コントロールセンターのデザインは本物にかなり近づけているし、本物のウリのひとつ “フェイスID(顔認証)” の項目まであるのは驚きです。本物であれば、誤認識100万分の1の3Dセンサーで顔を登録し、以降覗きこむだけでロック解除できますが……。
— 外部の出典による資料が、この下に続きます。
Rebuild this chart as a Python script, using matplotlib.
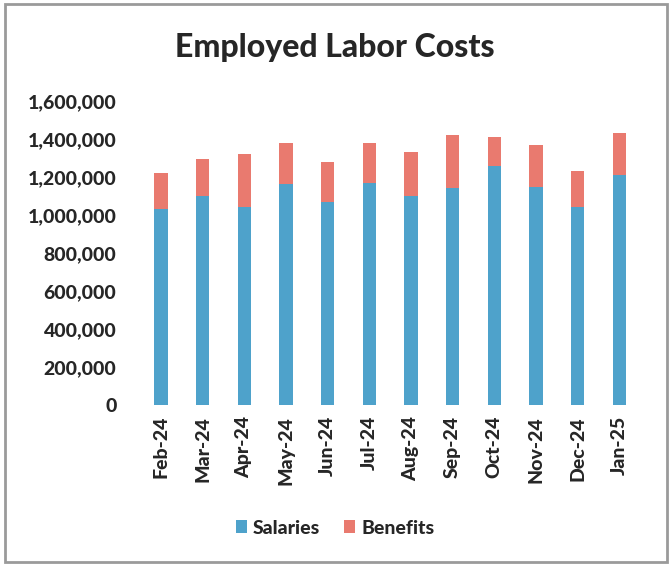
import matplotlib
matplotlib.use("Agg")
import matplotlib.pyplot as plt
from matplotlib.patches import Rectangle
from matplotlib.ticker import FuncFormatter, MultipleLocator

months = ["Feb-24", "Mar-24", "Apr-24", "May-24", "Jun-24", "Jul-24",
          "Aug-24", "Sep-24", "Oct-24", "Nov-24", "Dec-24", "Jan-25"]
salaries = [1030000, 1100000, 1040000, 1165000, 1070000, 1170000,
            1100000, 1140000, 1260000, 1150000, 1040000, 1210000]
benefits = [190000, 195000, 280000, 215000, 210000, 210000,
            230000, 280000, 150000, 220000, 190000, 220000]

blue = "#4EA2CB"
red = "#E97A6F"
text_col = "#262626"
weight = "black"

W, H = 670, 565
fig = plt.figure(figsize=(W / 100, H / 100), dpi=100)
plt.rcParams["font.family"] = ["Lato", "DejaVu Sans"]

# chart frame
fig.patches.append(Rectangle((5 / W, 3 / H), 662 / W, 558 / H, transform=fig.transFigure,
                             fill=False, edgecolor="#9A9A9A", linewidth=2))

ax = fig.add_axes([140 / W, 1 - 405 / H, 500 / W, 304 / H])
x = range(len(months))
ax.bar(x, salaries, width=0.32, color=blue, label="Salaries")
ax.bar(x, benefits, width=0.32, bottom=salaries, color=red, label="Benefits")

ax.set_ylim(0, 1600000)
ax.set_xlim(-0.5, len(months) - 0.5)
ax.yaxis.set_major_locator(MultipleLocator(200000))
ax.yaxis.set_major_formatter(FuncFormatter(lambda v, p: f"{int(v):,}"))
ax.set_xticks(list(x))
ax.set_xticklabels(months, rotation=90)
for lab in ax.get_xticklabels() + ax.get_yticklabels():
    lab.set_fontweight(weight)
    lab.set_fontsize(14)
    lab.set_color(text_col)
ax.tick_params(axis="y", length=0, pad=17)
ax.tick_params(axis="x", length=0, pad=8)
for s in ax.spines.values():
    s.set_visible(False)

fig.text(335 / W, 1 - 48 / H, "Employed Labor Costs", ha="center", va="center",
         fontsize=23, fontweight=weight, color=text_col)

leg = fig.legend(loc="center", bbox_to_anchor=(335 / W, 1 - 528 / H), ncol=2, frameon=False,
                 handlelength=0.6, handleheight=0.6, handletextpad=0.3, columnspacing=1.2,
                 prop={"weight": weight, "size": 14})
for t in leg.get_texts():
    t.set_color(text_col)

fig.savefig("out.png", dpi=100, facecolor="white")
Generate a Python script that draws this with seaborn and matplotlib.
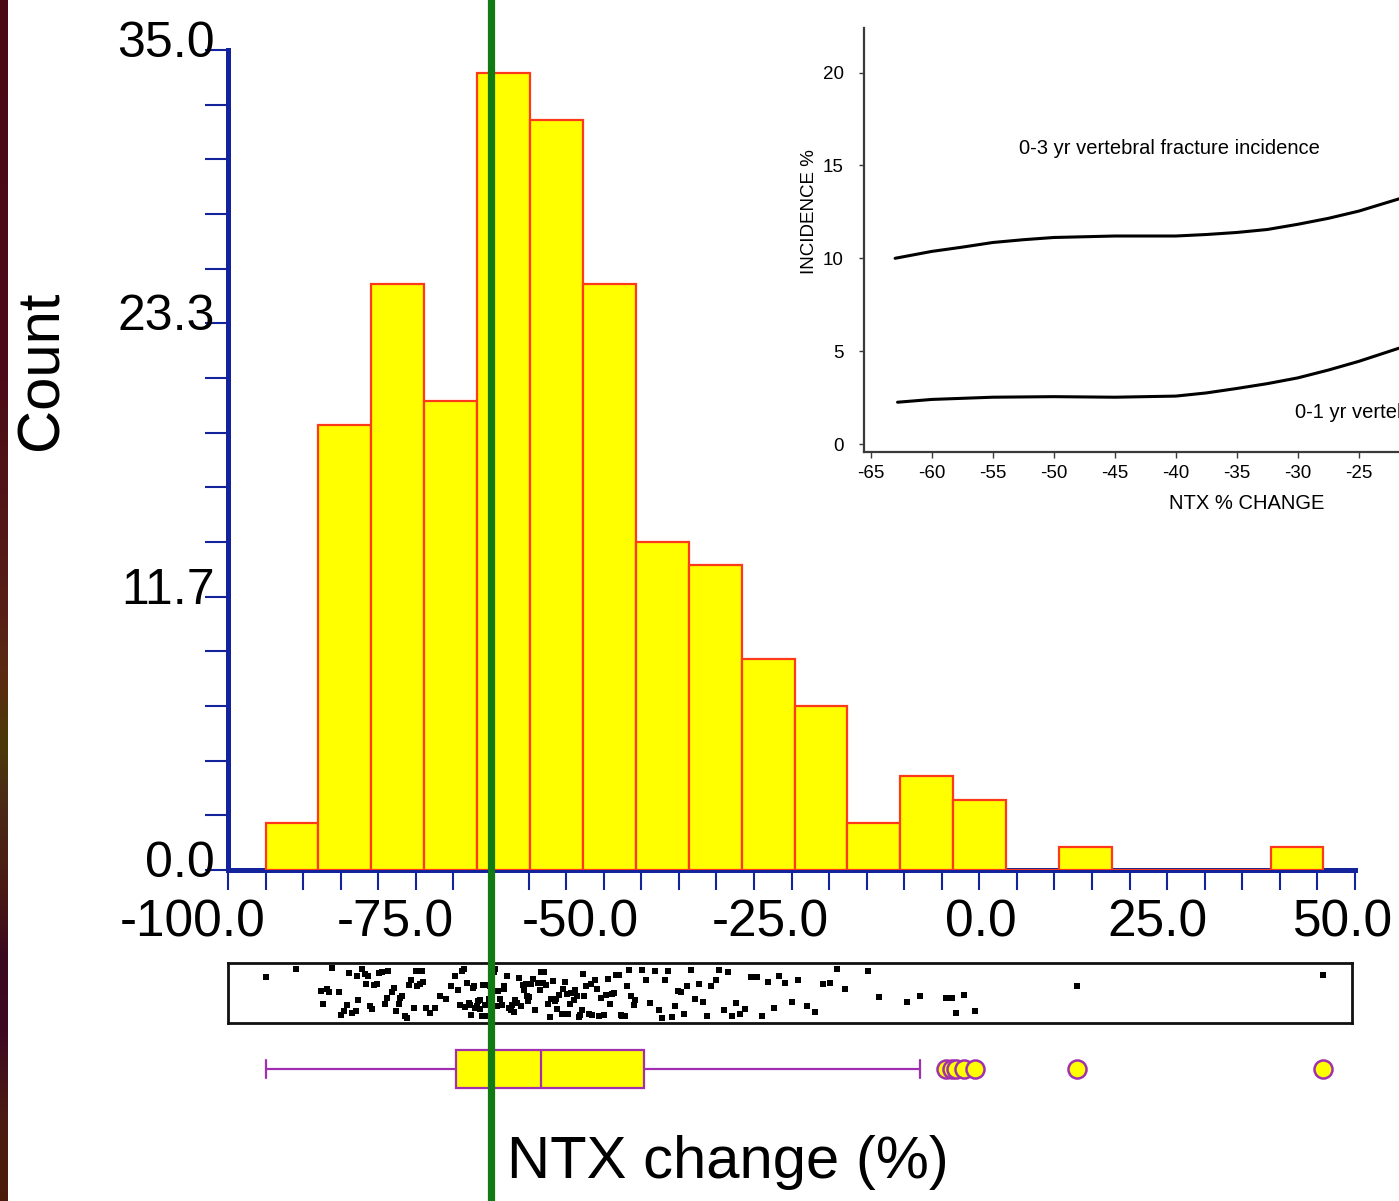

偽物は登録しようとすると自撮りカメラが顔を読み込むふりをするだけで、実際には顔認証どころかパスコードロックすらかけられません」
<偽iPhoneX>のお値段は850人民元。日本円にして約1万4600円だ。
「iPhoneの基本的機能がまったく使えず、本物のように作動する機能はひとつもない(笑)。値段が10分の1とはいえ、おすすめできません。想像だけで作った努力は買いますが、この技術力があれば、もう少しちゃんとした端末を作れますよ。スマホとしては30点くらいの出来」(石野氏)
中国の通信事情に詳しい携帯アプリ会社「TANREN」社長・佐藤勝彦氏は安易な偽物購入に警鐘を鳴らす。
「いちばん怖いのは、<偽iPhone>を使った結果、仕込まれていたウイルスによって個人情報を盗み出されること。入力したIDやパスワード、クレジットカード情報などを中国の違法業者に転送される危険性があります。道楽で購入して、詐欺被害に遭う恐れは十分考慮すべきです」
さらに、法的リスクもある。
「中国で販売されている<偽iPhone>は商標権を侵害するものです。偽物だと知りながら、購入し、転売をした場合、商標権侵害となる可能性があり、10年以下の懲役、もしくは1000万円以下の罰金が科せられることがあります」(弁護士・佐々木好一氏)
中国でこのような偽物が横行する現状を、アップルはどう捉えているのか。
「相手にしていないというのが実情。機能の進化こそ製品の楽しみです。お金や時間をかけて訴訟する予定はありません」(アップル広報部)
たとえ外見が似ていても、使い物にならない “なんちゃってiPhoneX” では無意味。頑張って本物を買うのがいちばんです!